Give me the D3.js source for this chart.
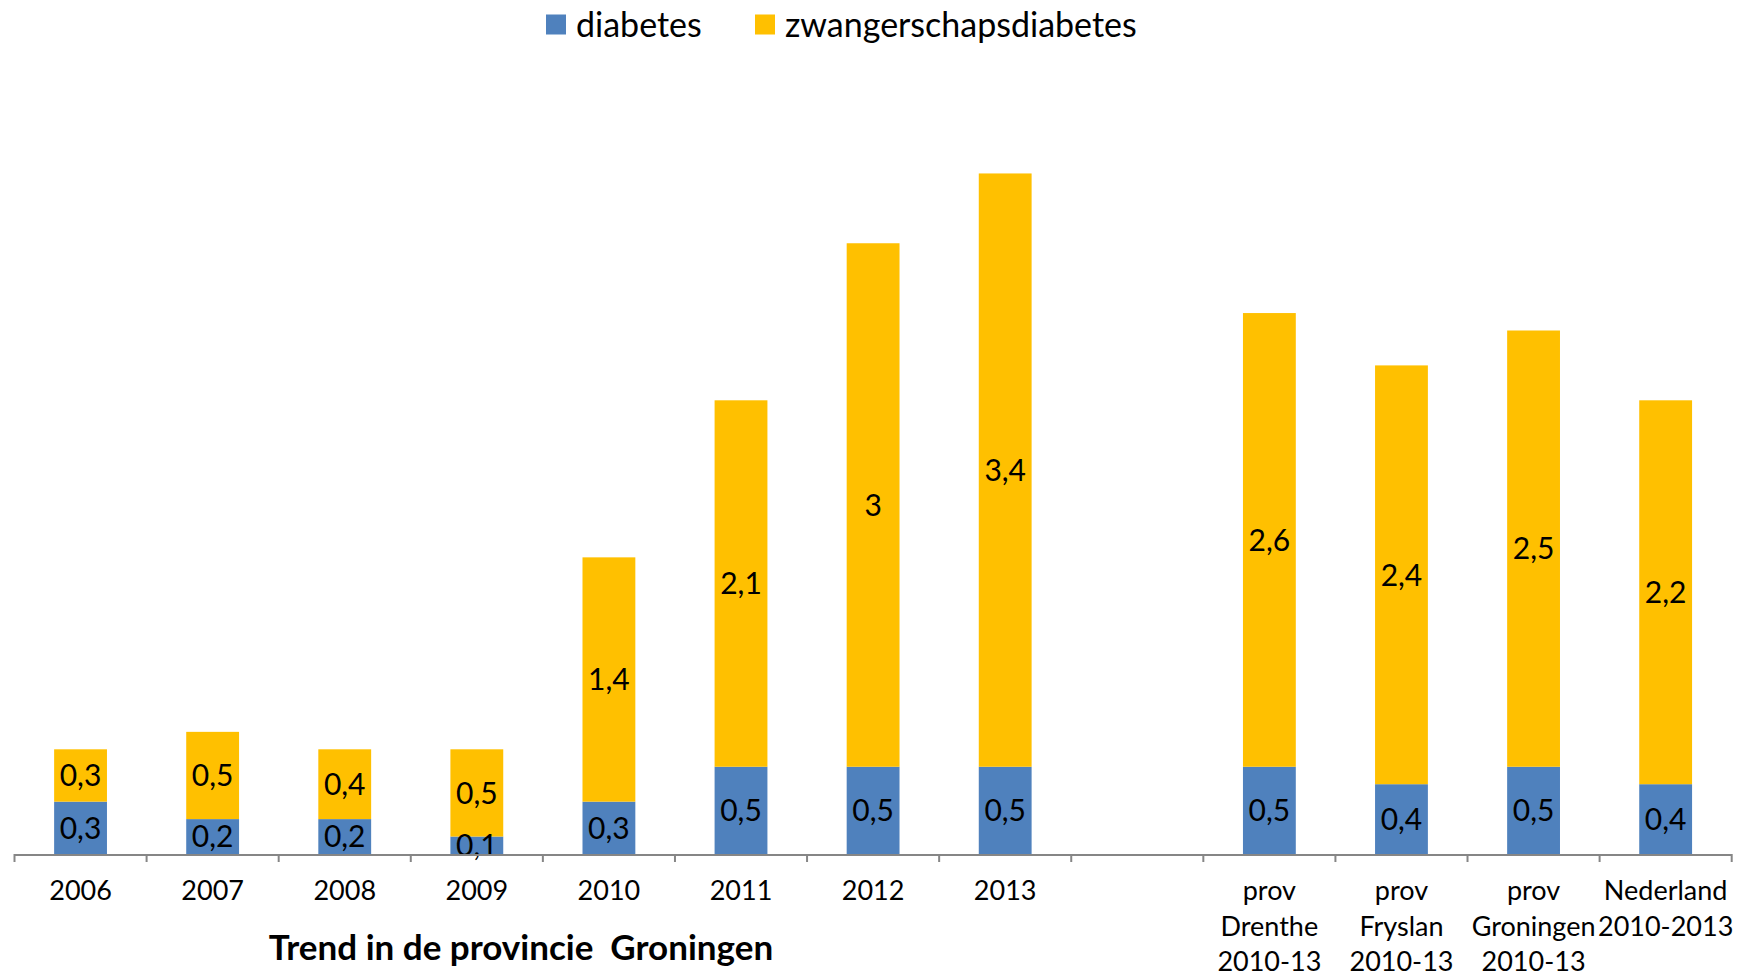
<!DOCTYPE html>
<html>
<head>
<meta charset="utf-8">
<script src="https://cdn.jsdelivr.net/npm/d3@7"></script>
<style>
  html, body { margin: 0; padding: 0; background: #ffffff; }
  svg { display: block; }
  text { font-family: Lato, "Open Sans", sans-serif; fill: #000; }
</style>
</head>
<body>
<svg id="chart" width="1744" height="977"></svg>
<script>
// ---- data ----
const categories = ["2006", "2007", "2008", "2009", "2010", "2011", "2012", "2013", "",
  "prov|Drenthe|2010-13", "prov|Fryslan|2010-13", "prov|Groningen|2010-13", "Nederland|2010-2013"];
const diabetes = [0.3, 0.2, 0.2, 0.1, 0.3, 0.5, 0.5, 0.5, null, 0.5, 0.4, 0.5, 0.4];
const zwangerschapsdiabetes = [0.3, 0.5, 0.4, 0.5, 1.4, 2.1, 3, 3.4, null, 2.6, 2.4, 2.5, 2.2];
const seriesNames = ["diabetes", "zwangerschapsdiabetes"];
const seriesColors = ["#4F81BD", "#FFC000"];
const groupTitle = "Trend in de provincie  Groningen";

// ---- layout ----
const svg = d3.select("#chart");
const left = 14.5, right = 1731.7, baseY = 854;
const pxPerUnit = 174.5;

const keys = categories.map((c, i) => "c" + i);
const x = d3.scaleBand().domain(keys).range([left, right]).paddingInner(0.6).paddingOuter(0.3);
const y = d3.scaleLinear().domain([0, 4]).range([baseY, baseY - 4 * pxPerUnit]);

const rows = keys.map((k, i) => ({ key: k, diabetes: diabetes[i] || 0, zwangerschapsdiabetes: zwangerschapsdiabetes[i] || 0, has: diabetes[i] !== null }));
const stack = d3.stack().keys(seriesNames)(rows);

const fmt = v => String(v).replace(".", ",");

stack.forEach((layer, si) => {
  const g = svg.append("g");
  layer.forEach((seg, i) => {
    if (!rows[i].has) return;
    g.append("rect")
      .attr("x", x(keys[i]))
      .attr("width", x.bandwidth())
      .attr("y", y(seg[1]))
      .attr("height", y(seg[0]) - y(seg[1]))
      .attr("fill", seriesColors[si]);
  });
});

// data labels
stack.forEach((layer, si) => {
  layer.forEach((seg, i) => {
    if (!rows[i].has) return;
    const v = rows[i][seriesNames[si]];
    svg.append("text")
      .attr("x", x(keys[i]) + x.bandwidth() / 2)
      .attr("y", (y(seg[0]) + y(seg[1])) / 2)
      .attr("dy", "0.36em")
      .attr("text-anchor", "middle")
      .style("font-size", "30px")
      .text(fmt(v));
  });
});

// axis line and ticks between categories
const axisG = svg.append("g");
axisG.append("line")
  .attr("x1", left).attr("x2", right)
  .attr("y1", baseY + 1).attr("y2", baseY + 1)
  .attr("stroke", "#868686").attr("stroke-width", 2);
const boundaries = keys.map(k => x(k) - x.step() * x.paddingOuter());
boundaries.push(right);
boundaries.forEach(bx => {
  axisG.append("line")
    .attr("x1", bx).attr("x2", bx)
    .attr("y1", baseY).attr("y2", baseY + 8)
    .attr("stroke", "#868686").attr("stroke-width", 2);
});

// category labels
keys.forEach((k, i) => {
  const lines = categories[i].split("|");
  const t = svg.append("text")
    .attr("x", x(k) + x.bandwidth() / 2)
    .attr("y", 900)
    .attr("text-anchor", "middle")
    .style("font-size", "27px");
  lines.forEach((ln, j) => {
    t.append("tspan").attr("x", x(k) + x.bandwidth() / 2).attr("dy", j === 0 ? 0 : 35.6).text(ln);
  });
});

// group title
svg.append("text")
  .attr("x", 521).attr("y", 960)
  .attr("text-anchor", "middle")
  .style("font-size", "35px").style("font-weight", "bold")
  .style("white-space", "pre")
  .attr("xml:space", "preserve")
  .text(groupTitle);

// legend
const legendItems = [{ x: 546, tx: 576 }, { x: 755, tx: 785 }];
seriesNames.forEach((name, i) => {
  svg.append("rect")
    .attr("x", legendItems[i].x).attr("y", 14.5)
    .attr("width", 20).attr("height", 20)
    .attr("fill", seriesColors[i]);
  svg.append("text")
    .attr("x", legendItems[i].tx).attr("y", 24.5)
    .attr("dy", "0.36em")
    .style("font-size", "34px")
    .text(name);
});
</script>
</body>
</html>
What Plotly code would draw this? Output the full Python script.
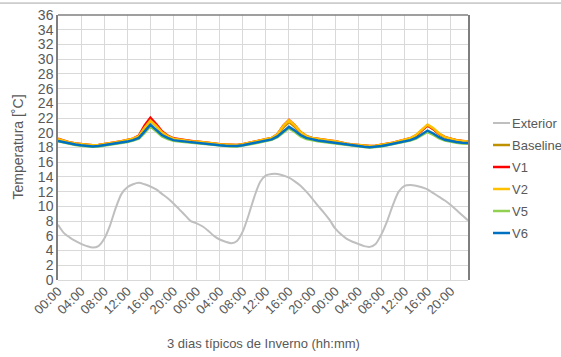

Exercise brief:
Quote, please, every line of the material above from its start through the line that has "const y = d3.scaleLinear().domain([0, 4]).range([baseY, baseY", reproducing the words exactly and dropping any images.

Expected output:
Give me the D3.js source for this chart.
<!DOCTYPE html>
<html>
<head>
<meta charset="utf-8">
<script src="https://cdn.jsdelivr.net/npm/d3@7"></script>
<style>
  html, body { margin: 0; padding: 0; background: #ffffff; }
  svg { display: block; }
  text { font-family: Lato, "Open Sans", sans-serif; fill: #000; }
</style>
</head>
<body>
<svg id="chart" width="1744" height="977"></svg>
<script>
// ---- data ----
const categories = ["2006", "2007", "2008", "2009", "2010", "2011", "2012", "2013", "",
  "prov|Drenthe|2010-13", "prov|Fryslan|2010-13", "prov|Groningen|2010-13", "Nederland|2010-2013"];
const diabetes = [0.3, 0.2, 0.2, 0.1, 0.3, 0.5, 0.5, 0.5, null, 0.5, 0.4, 0.5, 0.4];
const zwangerschapsdiabetes = [0.3, 0.5, 0.4, 0.5, 1.4, 2.1, 3, 3.4, null, 2.6, 2.4, 2.5, 2.2];
const seriesNames = ["diabetes", "zwangerschapsdiabetes"];
const seriesColors = ["#4F81BD", "#FFC000"];
const groupTitle = "Trend in de provincie  Groningen";

// ---- layout ----
const svg = d3.select("#chart");
const left = 14.5, right = 1731.7, baseY = 854;
const pxPerUnit = 174.5;

const keys = categories.map((c, i) => "c" + i);
const x = d3.scaleBand().domain(keys).range([left, right]).paddingInner(0.6).paddingOuter(0.3);
const y = d3.scaleLinear().domain([0, 4]).range([baseY, baseY - 4 * pxPerUnit]);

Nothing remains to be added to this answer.